- Challenge -
Could you retype the lines below, starting at the line holding "Write a Python" and stopping at the line holding "84, 86, 62]", inclusive? Copy them exactly and drop the images.

Plotting code records
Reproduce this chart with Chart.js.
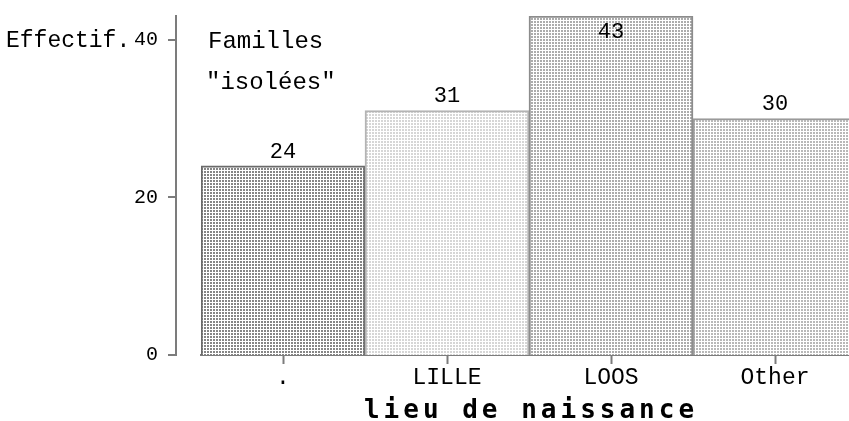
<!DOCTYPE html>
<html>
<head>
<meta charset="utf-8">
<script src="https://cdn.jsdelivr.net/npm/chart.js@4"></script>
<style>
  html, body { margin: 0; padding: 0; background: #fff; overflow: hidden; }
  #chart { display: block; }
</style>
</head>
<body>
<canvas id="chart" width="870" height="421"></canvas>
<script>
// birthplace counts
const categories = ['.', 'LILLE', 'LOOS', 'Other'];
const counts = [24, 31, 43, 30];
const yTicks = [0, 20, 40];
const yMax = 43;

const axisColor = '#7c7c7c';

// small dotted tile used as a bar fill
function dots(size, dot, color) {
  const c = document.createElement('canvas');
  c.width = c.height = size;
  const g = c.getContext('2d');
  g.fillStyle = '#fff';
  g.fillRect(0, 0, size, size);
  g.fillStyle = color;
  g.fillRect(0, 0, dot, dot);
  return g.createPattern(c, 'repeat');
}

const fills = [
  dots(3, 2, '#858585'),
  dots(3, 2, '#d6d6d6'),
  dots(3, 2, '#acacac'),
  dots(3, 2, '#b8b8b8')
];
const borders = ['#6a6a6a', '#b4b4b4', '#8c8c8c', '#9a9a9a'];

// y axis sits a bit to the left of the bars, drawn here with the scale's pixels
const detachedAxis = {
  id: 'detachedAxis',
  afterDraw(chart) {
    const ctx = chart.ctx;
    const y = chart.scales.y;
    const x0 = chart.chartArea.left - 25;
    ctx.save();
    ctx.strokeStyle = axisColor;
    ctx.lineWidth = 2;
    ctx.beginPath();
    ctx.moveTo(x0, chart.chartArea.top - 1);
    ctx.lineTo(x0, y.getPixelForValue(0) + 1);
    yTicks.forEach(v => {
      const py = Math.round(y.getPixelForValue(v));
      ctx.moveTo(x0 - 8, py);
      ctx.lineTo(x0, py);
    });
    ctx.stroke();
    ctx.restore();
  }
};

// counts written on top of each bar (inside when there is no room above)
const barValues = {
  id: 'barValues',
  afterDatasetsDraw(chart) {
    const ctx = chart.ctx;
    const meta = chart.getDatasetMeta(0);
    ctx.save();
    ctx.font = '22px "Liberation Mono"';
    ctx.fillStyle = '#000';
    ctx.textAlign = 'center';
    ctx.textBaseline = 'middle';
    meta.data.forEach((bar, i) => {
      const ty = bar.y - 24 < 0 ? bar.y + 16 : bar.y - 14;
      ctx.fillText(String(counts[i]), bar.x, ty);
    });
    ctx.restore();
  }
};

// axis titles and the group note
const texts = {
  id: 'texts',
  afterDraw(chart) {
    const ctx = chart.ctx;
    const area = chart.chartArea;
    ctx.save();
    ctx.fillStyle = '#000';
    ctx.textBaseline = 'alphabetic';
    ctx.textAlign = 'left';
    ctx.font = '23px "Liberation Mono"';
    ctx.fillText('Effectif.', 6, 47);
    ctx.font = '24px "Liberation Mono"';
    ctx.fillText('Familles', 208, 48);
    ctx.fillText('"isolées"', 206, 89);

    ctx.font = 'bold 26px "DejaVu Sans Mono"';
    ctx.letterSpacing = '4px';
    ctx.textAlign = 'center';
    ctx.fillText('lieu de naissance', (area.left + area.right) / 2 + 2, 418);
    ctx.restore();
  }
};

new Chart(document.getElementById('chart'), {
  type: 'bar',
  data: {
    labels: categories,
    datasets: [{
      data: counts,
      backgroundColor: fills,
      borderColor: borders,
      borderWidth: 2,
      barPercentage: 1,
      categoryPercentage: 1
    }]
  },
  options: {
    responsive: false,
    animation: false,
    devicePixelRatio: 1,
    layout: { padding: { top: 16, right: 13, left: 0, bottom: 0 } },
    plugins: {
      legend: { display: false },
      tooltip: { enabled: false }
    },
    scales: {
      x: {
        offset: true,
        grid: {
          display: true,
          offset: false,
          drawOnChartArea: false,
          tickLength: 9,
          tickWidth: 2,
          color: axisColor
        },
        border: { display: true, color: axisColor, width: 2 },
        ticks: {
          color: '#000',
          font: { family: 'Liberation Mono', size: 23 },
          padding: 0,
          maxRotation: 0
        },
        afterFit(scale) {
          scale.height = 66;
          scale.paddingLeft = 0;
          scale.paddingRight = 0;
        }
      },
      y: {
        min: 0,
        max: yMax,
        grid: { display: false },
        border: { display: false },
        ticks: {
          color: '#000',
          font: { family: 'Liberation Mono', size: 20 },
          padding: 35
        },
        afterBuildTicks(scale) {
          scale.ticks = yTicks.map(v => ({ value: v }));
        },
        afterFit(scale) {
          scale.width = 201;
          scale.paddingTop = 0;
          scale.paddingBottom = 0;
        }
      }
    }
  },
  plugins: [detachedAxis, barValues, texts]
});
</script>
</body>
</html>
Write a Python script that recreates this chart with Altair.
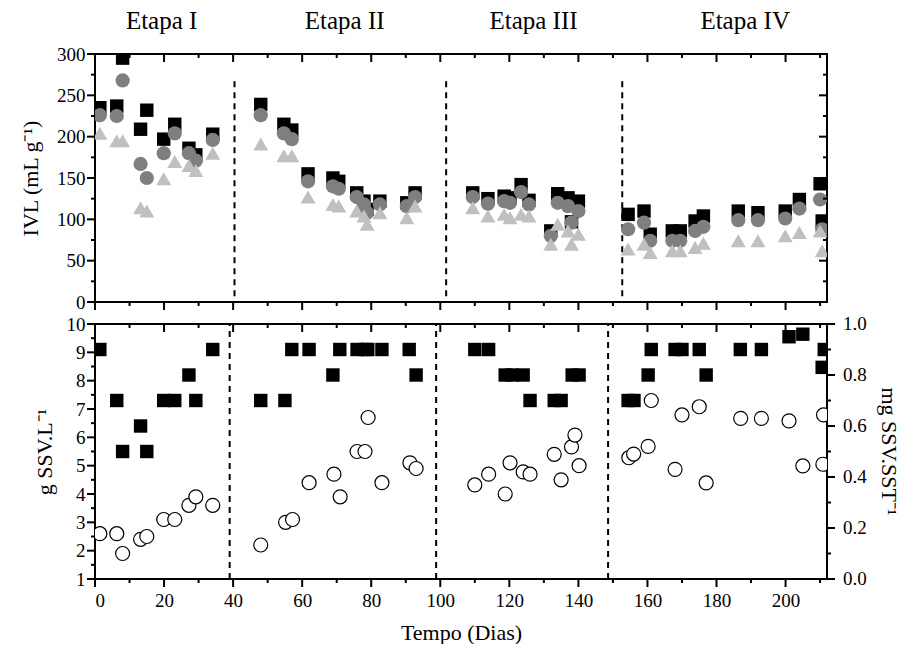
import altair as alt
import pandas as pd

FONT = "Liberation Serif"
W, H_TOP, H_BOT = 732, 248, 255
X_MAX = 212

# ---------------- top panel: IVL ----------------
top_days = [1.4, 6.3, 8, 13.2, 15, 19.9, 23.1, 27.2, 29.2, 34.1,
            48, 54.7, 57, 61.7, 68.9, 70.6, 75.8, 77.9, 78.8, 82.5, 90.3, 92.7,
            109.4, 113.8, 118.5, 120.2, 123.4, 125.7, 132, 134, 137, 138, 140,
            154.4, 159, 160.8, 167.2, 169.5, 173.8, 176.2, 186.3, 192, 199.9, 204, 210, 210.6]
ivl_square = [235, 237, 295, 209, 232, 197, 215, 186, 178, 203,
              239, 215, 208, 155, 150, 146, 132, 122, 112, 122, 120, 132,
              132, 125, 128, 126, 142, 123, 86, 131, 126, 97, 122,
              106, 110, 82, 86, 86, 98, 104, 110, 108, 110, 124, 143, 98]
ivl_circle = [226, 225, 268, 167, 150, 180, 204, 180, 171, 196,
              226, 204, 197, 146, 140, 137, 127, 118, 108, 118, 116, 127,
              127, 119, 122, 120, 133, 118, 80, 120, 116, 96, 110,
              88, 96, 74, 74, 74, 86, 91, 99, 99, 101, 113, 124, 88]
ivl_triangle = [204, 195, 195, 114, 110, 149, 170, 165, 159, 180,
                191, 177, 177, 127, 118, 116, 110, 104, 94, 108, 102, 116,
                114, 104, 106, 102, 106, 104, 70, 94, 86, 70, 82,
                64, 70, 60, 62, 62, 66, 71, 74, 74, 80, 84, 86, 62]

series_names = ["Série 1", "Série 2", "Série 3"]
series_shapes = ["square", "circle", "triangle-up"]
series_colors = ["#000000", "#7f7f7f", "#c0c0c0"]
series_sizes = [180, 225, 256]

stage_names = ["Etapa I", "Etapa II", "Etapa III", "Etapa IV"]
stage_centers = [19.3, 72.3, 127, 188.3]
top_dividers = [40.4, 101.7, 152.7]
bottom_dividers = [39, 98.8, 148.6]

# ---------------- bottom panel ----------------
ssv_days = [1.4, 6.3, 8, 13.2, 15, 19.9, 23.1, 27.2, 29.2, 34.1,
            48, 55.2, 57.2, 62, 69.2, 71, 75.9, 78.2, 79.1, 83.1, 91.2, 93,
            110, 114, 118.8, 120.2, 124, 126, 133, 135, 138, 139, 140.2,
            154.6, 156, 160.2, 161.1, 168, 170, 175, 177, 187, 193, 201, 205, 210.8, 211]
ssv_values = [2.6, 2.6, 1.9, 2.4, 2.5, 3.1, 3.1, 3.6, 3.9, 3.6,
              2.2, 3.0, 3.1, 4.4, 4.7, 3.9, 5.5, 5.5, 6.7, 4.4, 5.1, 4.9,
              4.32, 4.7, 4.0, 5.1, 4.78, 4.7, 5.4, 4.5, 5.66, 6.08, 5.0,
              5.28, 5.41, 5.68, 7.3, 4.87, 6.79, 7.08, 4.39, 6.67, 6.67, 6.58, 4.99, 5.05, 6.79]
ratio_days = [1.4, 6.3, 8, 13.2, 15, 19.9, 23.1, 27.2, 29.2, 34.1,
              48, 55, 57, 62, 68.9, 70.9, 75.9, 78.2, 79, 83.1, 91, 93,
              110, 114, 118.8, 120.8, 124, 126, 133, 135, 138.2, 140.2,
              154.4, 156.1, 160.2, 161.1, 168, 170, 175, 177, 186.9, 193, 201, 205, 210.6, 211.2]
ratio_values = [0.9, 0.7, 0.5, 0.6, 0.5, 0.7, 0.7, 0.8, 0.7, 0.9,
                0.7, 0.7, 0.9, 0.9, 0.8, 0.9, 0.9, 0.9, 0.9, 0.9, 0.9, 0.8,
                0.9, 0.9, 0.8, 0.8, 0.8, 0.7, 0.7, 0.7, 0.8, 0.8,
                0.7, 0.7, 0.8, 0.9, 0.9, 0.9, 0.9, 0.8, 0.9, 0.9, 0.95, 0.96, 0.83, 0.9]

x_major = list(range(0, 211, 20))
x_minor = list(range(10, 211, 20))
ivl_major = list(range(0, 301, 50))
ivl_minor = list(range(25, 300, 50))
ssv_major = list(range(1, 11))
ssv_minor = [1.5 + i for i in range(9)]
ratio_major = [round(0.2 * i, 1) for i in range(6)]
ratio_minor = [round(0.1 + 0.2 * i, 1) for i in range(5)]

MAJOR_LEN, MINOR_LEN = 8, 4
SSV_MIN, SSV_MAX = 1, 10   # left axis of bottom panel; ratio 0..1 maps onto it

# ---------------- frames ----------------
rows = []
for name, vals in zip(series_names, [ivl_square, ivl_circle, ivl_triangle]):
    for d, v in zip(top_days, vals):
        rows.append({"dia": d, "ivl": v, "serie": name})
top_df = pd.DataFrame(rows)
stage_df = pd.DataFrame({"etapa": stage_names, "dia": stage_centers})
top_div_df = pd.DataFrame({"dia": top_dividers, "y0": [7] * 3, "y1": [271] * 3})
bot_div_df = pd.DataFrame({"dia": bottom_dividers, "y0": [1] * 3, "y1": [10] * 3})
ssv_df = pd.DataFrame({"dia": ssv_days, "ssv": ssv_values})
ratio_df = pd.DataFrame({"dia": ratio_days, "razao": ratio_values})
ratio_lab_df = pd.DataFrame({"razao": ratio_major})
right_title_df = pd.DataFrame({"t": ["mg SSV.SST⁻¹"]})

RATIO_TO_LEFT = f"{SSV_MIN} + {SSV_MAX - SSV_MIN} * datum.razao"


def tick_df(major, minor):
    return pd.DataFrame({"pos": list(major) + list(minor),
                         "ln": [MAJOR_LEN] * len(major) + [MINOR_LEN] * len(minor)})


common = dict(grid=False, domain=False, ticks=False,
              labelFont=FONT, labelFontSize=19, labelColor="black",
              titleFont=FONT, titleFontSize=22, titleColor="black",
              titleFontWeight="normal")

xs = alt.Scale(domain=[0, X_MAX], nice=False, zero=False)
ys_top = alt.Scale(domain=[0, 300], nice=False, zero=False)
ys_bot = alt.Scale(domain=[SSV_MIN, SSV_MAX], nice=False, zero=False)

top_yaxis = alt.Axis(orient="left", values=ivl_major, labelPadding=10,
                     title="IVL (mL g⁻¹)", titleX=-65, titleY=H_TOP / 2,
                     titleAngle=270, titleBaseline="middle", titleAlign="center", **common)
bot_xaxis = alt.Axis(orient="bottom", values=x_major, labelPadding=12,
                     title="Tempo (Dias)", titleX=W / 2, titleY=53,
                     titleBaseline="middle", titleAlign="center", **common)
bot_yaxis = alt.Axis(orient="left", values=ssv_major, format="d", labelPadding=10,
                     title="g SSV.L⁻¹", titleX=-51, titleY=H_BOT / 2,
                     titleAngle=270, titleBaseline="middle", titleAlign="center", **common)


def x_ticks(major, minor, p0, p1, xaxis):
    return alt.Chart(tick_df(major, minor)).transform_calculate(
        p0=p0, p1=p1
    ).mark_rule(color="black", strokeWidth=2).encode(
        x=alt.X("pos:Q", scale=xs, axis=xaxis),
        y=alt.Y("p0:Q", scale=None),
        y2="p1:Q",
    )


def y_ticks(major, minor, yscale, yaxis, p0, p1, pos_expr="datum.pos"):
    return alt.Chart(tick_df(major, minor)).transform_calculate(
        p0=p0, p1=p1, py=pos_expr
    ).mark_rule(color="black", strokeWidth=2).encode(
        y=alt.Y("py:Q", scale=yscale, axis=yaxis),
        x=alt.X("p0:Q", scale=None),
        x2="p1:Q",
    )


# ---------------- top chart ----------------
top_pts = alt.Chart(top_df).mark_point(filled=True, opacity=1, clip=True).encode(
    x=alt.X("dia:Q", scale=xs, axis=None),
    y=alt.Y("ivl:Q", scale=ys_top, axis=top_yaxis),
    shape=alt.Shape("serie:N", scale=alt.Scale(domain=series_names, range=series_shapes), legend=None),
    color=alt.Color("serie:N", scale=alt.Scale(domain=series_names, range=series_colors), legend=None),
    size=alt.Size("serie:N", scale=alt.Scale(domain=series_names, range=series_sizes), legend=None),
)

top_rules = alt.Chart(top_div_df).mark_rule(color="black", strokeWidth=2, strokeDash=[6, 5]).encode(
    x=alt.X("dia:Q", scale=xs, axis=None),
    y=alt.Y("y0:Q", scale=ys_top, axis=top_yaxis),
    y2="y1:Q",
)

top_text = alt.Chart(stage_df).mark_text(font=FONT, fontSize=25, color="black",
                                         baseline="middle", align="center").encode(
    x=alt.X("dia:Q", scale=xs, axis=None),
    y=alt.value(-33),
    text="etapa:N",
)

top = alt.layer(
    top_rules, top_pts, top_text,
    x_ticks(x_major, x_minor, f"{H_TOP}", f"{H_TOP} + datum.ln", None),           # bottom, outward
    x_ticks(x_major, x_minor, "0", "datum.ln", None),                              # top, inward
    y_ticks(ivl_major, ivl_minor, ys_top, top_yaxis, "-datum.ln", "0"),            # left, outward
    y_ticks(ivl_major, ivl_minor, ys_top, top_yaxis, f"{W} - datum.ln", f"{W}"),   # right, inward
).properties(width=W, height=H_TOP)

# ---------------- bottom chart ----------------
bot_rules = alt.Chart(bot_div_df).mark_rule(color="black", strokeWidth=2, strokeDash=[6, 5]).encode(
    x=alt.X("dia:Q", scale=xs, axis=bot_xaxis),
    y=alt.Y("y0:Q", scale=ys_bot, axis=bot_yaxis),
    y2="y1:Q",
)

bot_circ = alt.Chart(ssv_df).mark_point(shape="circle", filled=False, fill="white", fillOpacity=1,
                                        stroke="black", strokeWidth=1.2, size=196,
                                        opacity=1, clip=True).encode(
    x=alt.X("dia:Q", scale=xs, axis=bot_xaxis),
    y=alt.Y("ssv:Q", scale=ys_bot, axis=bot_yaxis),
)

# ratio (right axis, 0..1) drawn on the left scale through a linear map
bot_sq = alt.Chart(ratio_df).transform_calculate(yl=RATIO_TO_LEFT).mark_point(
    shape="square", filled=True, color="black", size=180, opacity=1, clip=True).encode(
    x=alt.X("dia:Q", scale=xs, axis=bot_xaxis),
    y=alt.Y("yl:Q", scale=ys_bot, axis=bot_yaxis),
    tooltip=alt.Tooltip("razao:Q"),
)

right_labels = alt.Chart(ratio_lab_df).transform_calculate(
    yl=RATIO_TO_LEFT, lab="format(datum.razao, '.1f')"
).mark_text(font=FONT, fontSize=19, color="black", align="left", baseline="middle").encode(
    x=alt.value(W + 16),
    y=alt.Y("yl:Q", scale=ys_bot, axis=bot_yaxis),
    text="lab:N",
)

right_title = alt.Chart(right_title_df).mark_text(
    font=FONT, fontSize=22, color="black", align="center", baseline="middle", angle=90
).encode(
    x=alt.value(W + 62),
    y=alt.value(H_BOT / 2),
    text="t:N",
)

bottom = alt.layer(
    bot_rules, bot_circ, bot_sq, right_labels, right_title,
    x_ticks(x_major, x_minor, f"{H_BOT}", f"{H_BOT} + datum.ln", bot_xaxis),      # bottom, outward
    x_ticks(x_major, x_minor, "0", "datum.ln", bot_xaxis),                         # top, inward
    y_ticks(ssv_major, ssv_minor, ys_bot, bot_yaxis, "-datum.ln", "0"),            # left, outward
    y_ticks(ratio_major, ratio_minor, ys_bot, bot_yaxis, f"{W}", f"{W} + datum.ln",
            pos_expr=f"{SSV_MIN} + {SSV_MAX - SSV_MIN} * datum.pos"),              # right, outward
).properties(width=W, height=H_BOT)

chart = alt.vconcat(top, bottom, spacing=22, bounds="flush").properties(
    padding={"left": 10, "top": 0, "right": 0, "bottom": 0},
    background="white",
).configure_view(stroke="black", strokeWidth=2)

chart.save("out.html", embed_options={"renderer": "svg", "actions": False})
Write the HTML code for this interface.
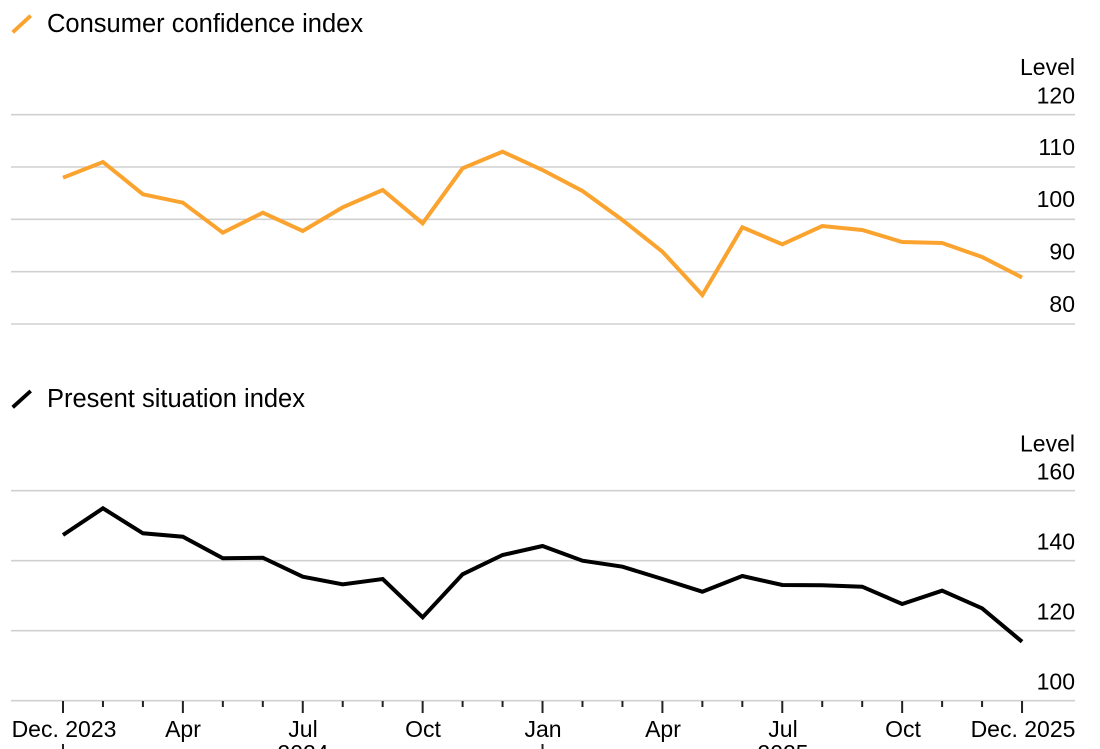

- Worked answer -
Write a Python script that recreates this chart with Altair.
import altair as alt
import pandas as pd

FONT = "Liberation Serif"
W, H_TOP, H_BOT = 732, 248, 255
X_MAX = 212

# ---------------- top panel: IVL ----------------
top_days = [1.4, 6.3, 8, 13.2, 15, 19.9, 23.1, 27.2, 29.2, 34.1,
            48, 54.7, 57, 61.7, 68.9, 70.6, 75.8, 77.9, 78.8, 82.5, 90.3, 92.7,
            109.4, 113.8, 118.5, 120.2, 123.4, 125.7, 132, 134, 137, 138, 140,
            154.4, 159, 160.8, 167.2, 169.5, 173.8, 176.2, 186.3, 192, 199.9, 204, 210, 210.6]
ivl_square = [235, 237, 295, 209, 232, 197, 215, 186, 178, 203,
              239, 215, 208, 155, 150, 146, 132, 122, 112, 122, 120, 132,
              132, 125, 128, 126, 142, 123, 86, 131, 126, 97, 122,
              106, 110, 82, 86, 86, 98, 104, 110, 108, 110, 124, 143, 98]
ivl_circle = [226, 225, 268, 167, 150, 180, 204, 180, 171, 196,
              226, 204, 197, 146, 140, 137, 127, 118, 108, 118, 116, 127,
              127, 119, 122, 120, 133, 118, 80, 120, 116, 96, 110,
              88, 96, 74, 74, 74, 86, 91, 99, 99, 101, 113, 124, 88]
ivl_triangle = [204, 195, 195, 114, 110, 149, 170, 165, 159, 180,
                191, 177, 177, 127, 118, 116, 110, 104, 94, 108, 102, 116,
                114, 104, 106, 102, 106, 104, 70, 94, 86, 70, 82,
                64, 70, 60, 62, 62, 66, 71, 74, 74, 80, 84, 86, 62]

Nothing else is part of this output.